Tomb Raider 2013 pre-dates Denuvo. Shadow of the Tomb Raider and Rise of the Tomb Raider were both protected by Denuvo. And yet we haven’t heard about any miraculous sales spike that caused the second two games to massively outsell the first. If Denuvo makes any difference at all, it must be very slight. Is it even enough to offset the loss of potential customers? If Denuvo was actually making a measurable difference in terms of sales, wouldn’t all games be using it by now?

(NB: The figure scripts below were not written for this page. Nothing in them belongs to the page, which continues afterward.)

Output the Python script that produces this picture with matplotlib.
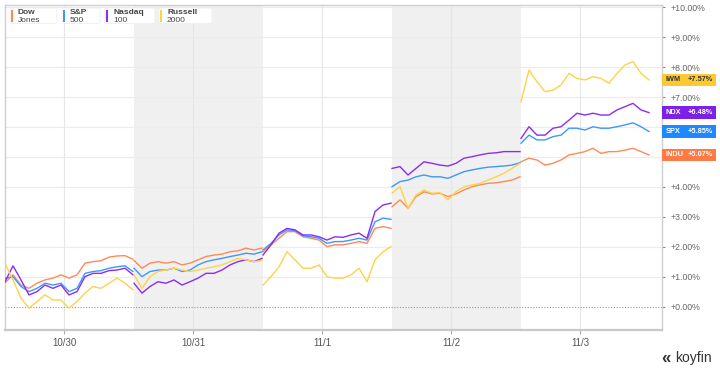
import matplotlib
matplotlib.use('Agg')
import matplotlib.pyplot as plt
from matplotlib.patches import Rectangle, FancyBboxPatch
from matplotlib import transforms
import numpy as np

plt.rcParams['font.family'] = ['Liberation Sans', 'DejaVu Sans']

# ---- data: % change, 17 readings per trading day ----
days = ['10/30', '10/31', '11/1', '11/2', '11/3']

dow = [
    [0.80, 1.07, 0.73, 0.62, 0.79, 0.90, 0.96, 1.07, 0.96, 1.07, 1.46, 1.51, 1.54, 1.66, 1.70, 1.71, 1.59],
    [1.55, 1.29, 1.46, 1.51, 1.46, 1.51, 1.40, 1.46, 1.57, 1.68, 1.73, 1.76, 1.84, 1.87, 1.96, 1.90, 1.96],
    [1.84, 2.07, 2.29, 2.51, 2.51, 2.34, 2.29, 2.23, 2.01, 2.07, 2.07, 2.12, 2.18, 2.12, 2.62, 2.68, 2.62],
    [3.34, 3.57, 3.29, 3.68, 3.84, 3.77, 3.79, 3.68, 3.77, 3.90, 4.01, 4.07, 4.12, 4.14, 4.18, 4.23, 4.34],
    [4.84, 4.96, 4.90, 4.73, 4.79, 4.90, 5.07, 5.12, 5.18, 5.29, 5.12, 5.18, 5.18, 5.23, 5.29, 5.18, 5.07],
]
spx = [
    [0.95, 1.01, 0.68, 0.51, 0.62, 0.79, 0.73, 0.79, 0.51, 0.62, 1.12, 1.18, 1.21, 1.29, 1.34, 1.37, 1.18],
    [1.29, 1.01, 1.18, 1.23, 1.23, 1.29, 1.18, 1.23, 1.40, 1.51, 1.57, 1.62, 1.68, 1.73, 1.79, 1.76, 1.84],
    [1.90, 2.12, 2.40, 2.57, 2.54, 2.37, 2.34, 2.29, 2.12, 2.18, 2.18, 2.23, 2.29, 2.23, 2.84, 2.96, 2.92],
    [4.01, 4.18, 4.23, 4.34, 4.40, 4.34, 4.34, 4.29, 4.40, 4.51, 4.57, 4.62, 4.66, 4.68, 4.70, 4.73, 4.81],
    [5.46, 5.73, 5.57, 5.57, 5.68, 5.73, 5.96, 5.96, 5.90, 6.01, 5.96, 5.96, 6.01, 6.07, 6.14, 6.01, 5.85],
]
ndx = [
    [0.84, 1.37, 0.90, 0.40, 0.51, 0.73, 0.62, 0.73, 0.40, 0.51, 1.01, 1.12, 1.12, 1.21, 1.23, 1.29, 1.07],
    [0.79, 0.46, 0.68, 0.84, 0.79, 0.90, 0.73, 0.84, 0.96, 1.12, 1.12, 1.23, 1.40, 1.51, 1.57, 1.51, 1.62],
    [1.73, 2.07, 2.46, 2.62, 2.57, 2.40, 2.40, 2.34, 2.23, 2.34, 2.32, 2.40, 2.46, 2.29, 3.18, 3.40, 3.46],
    [4.62, 4.68, 4.40, 4.62, 4.84, 4.79, 4.73, 4.70, 4.79, 4.96, 5.01, 5.07, 5.12, 5.14, 5.18, 5.18, 5.18],
    [5.62, 6.01, 5.73, 5.73, 5.96, 6.01, 6.23, 6.46, 6.40, 6.46, 6.40, 6.40, 6.57, 6.68, 6.79, 6.57, 6.48],
]
iwm = [
    [1.45, 0.90, 0.29, -0.04, 0.18, 0.40, 0.23, 0.23, -0.04, 0.18, 0.46, 0.68, 0.62, 0.79, 0.96, 0.79, 0.57],
    [1.07, 0.62, 1.01, 1.18, 1.23, 1.29, 1.23, 1.18, 1.23, 1.29, 1.34, 1.40, 1.51, 1.62, 1.57, 1.51, 1.55],
    [0.73, 1.01, 1.34, 1.84, 1.57, 1.29, 1.29, 1.40, 1.01, 0.96, 0.96, 1.07, 1.29, 0.84, 1.57, 1.84, 2.01],
    [3.79, 4.01, 3.29, 3.73, 3.90, 3.79, 3.81, 3.57, 3.84, 4.01, 4.07, 4.12, 4.23, 4.34, 4.46, 4.62, 4.79],
    [6.84, 7.90, 7.51, 7.18, 7.23, 7.40, 7.79, 7.62, 7.57, 7.68, 7.62, 7.46, 7.79, 8.07, 8.18, 7.79, 7.57],
]

series = [
    ('Dow\nJones', 'INDU', dow, '#ff8a55', '#ff7a45', 'white'),
    ('S&P\n500', 'SPX', spx, '#3d97ff', '#1e88ff', 'white'),
    ('Nasdaq\n100', 'NDX', ndx, '#8c2cf0', '#7c22e8', 'white'),
    ('Russell\n2000', 'IWM', iwm, '#fdd349', '#fbc934', '#333333'),
]

W, H = 720, 372
fig = plt.figure(figsize=(W / 100, H / 100), dpi=100)


def fx(px):
    return px / W


def fy(py):
    return 1 - py / H


ax = fig.add_axes([fx(5), fy(330), fx(662) - fx(5), fy(5) - fy(330)])

step = 8 / 129.0
slot = np.arange(17) * step

# alternate day shading
for d in (1, 3):
    ax.axvspan(d, d + 1, color='#f0f0f0', lw=0, zorder=0)

for name, tick, vals, lc, bc, tc in series:
    for d in range(len(days)):
        ax.plot(d + slot, vals[d], color=lc, lw=1.0, zorder=3)

ax.set_xlim(0, (662 - 5) / 129.0)
ax.set_ylim(-0.77, 10.07)

ax.set_yticks(range(0, 11))
ax.set_yticklabels(['+%.2f%%' % v for v in range(0, 11)])
ax.yaxis.tick_right()
ax.tick_params(axis='y', length=2, width=0.8, color='#888888', labelsize=6.3,
               labelcolor='#666666', pad=4)
ax.set_xticks([d + 59 / 129.0 for d in range(len(days))])
ax.set_xticklabels(days)
ax.tick_params(axis='x', length=3, width=0.8, color='#aaaaaa', labelsize=7,
               labelcolor='#555555', pad=3)

for v in range(1, 11):
    ax.axhline(v, color='#ececec', lw=0.8, zorder=1)
for d in range(len(days)):
    ax.axvline(d + 59 / 129.0, color='#e6e6e6', lw=0.8, zorder=1)
ax.axhline(0, color='#999999', lw=0.8, ls=(0, (1, 1.5)), zorder=2)

for s in ax.spines.values():
    s.set_color('#d0d0d0')
    s.set_linewidth(1.0)
ax.spines['bottom'].set_linewidth(1.6)
ax.spines['bottom'].set_color('#c8c8c8')

# last value labels on the right
blend = transforms.blended_transform_factory(ax.transAxes, ax.transData)
bw = 54 / 657.0
for name, tick, vals, lc, bc, tc in series:
    last = vals[-1][-1]
    ax.add_patch(Rectangle((1.0, last - 0.21), bw, 0.42, transform=blend,
                           facecolor=bc, edgecolor='none', clip_on=False, zorder=5))
    ax.text(1.0 + 4 / 657.0, last, tick, transform=blend, ha='left', va='center',
            fontsize=5.3, fontweight='bold', color=tc, zorder=6)
    ax.text(1.0 + 51 / 657.0, last, '+%.2f%%' % last, transform=blend, ha='right',
            va='center', fontsize=5.3, fontweight='bold', color=tc, zorder=6)

# legend boxes
boxes = [(10, 57), (62, 100), (105, 155), (159, 212)]
for (x0, x1), (name, tick, vals, lc, bc, tc) in zip(boxes, series):
    fig.patches.append(FancyBboxPatch((fx(x0), fy(23.5)), fx(x1) - fx(x0), fy(8) - fy(23.5),
                                      boxstyle='round,pad=0,rounding_size=0.004',
                                      transform=fig.transFigure, facecolor='white',
                                      edgecolor='#eeeeee', lw=0.6, zorder=10))
    fig.patches.append(Rectangle((fx(x0 + 1.3), fy(22)), fx(1.6), fy(10) - fy(22),
                                 transform=fig.transFigure, facecolor=lc,
                                 edgecolor='none', zorder=11))
    first, second = name.split('\n')
    fig.text(fx(x0 + 8), fy(12.3), first, fontsize=6, color='#444444', fontweight='bold',
             ha='left', va='center', zorder=12)
    fig.text(fx(x0 + 8), fy(20.7), second, fontsize=6, color='#444444',
             ha='left', va='center', zorder=12)

# brand mark
fig.text(fx(661), fy(358), '\u00ab', fontsize=12, color='#333333', fontweight='bold',
         ha='left', va='center')
fig.text(fx(675), fy(358), 'koyfin', fontsize=10, color='#333333', ha='left', va='center')

fig.savefig('out.png', dpi=100, facecolor='white')
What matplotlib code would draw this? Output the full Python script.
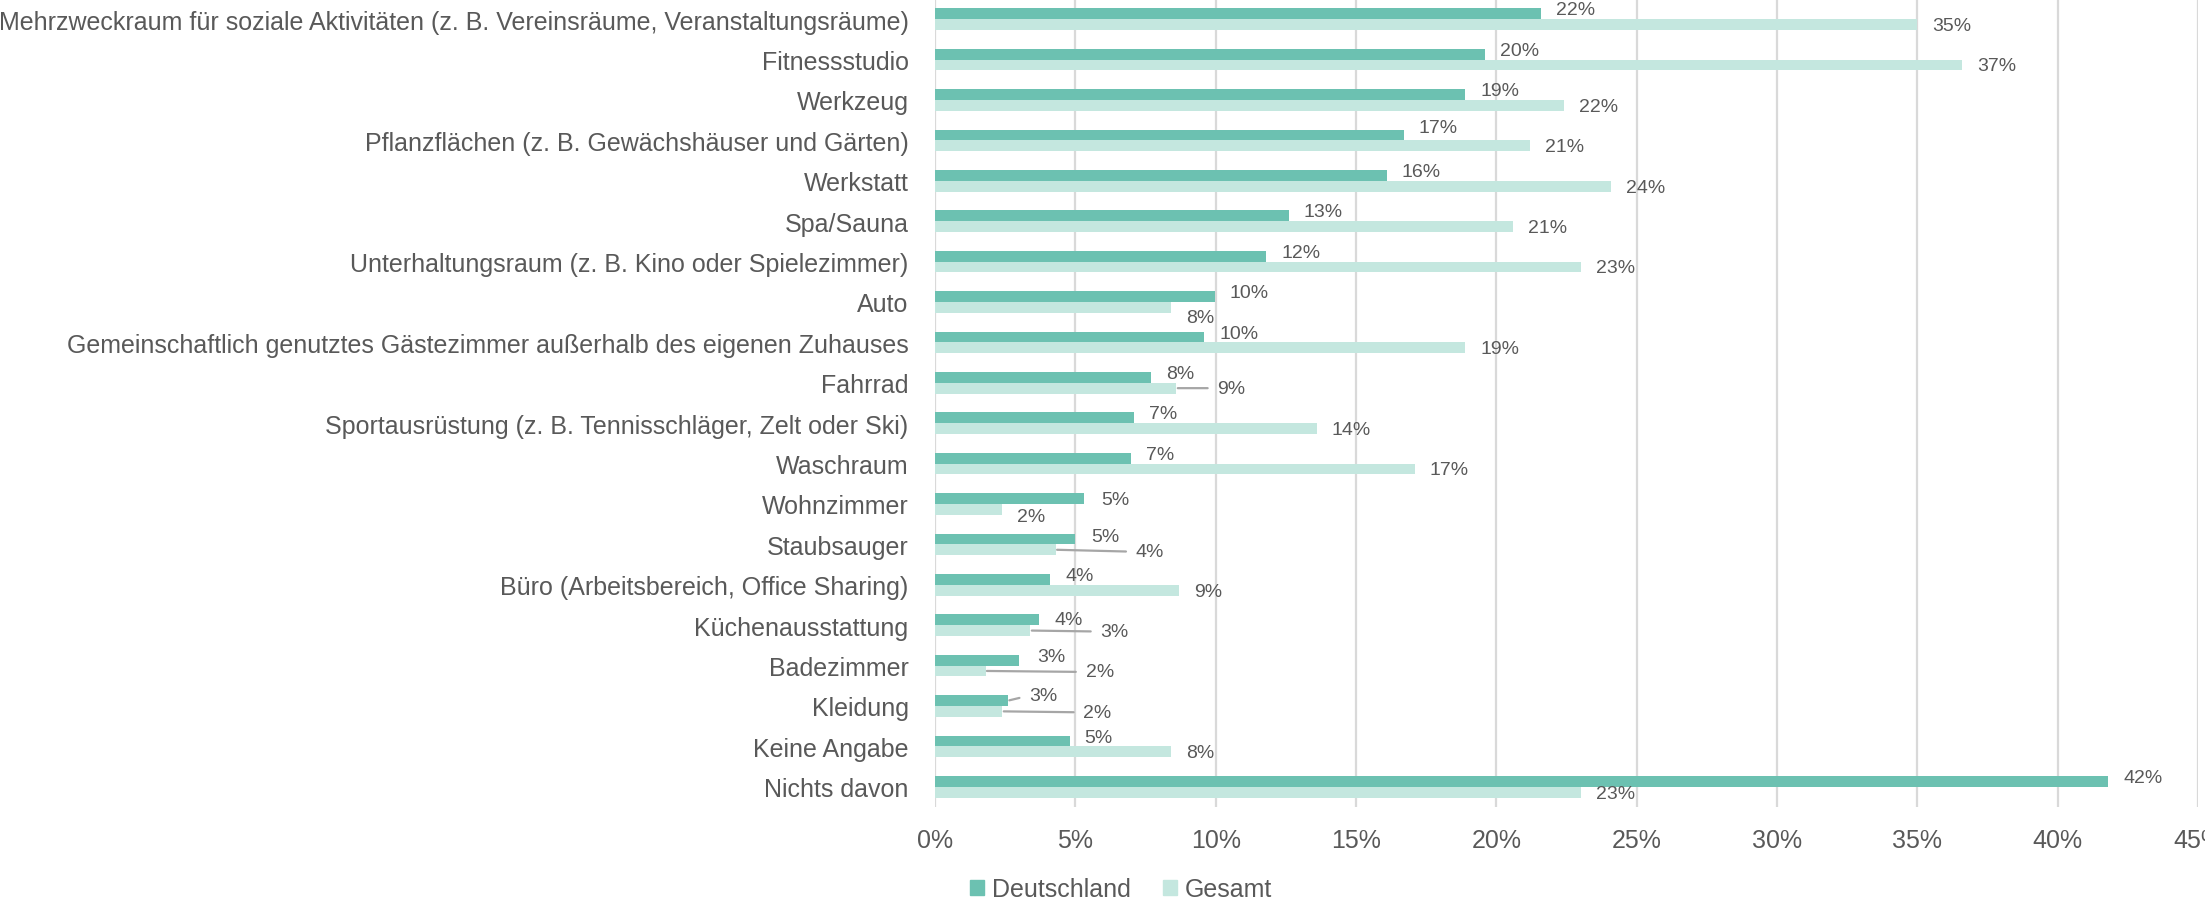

We live in a world where games can sometimes go for half a year before they appear on the torrents. Prices have not gone down. Sales have not rocketed up. It turns out consumers were right all along. People who pirated games were not potential customers, and when they couldn’t get a game for free they just found something else to play. Publishers spent years griefing their customers for no good reason and wasted money on DRM that could have been better spent elsewhere.
These days it looks like Denuvo is selling their software as a way to combat cheaters online. It’s possible they’re just trying to expand the business, but it’s also possible they see the writing on the wall and are pivoting to a different business model before the publishers realize they’ve been wasting their money.
I guess we’ll give it another four years and see where this goes.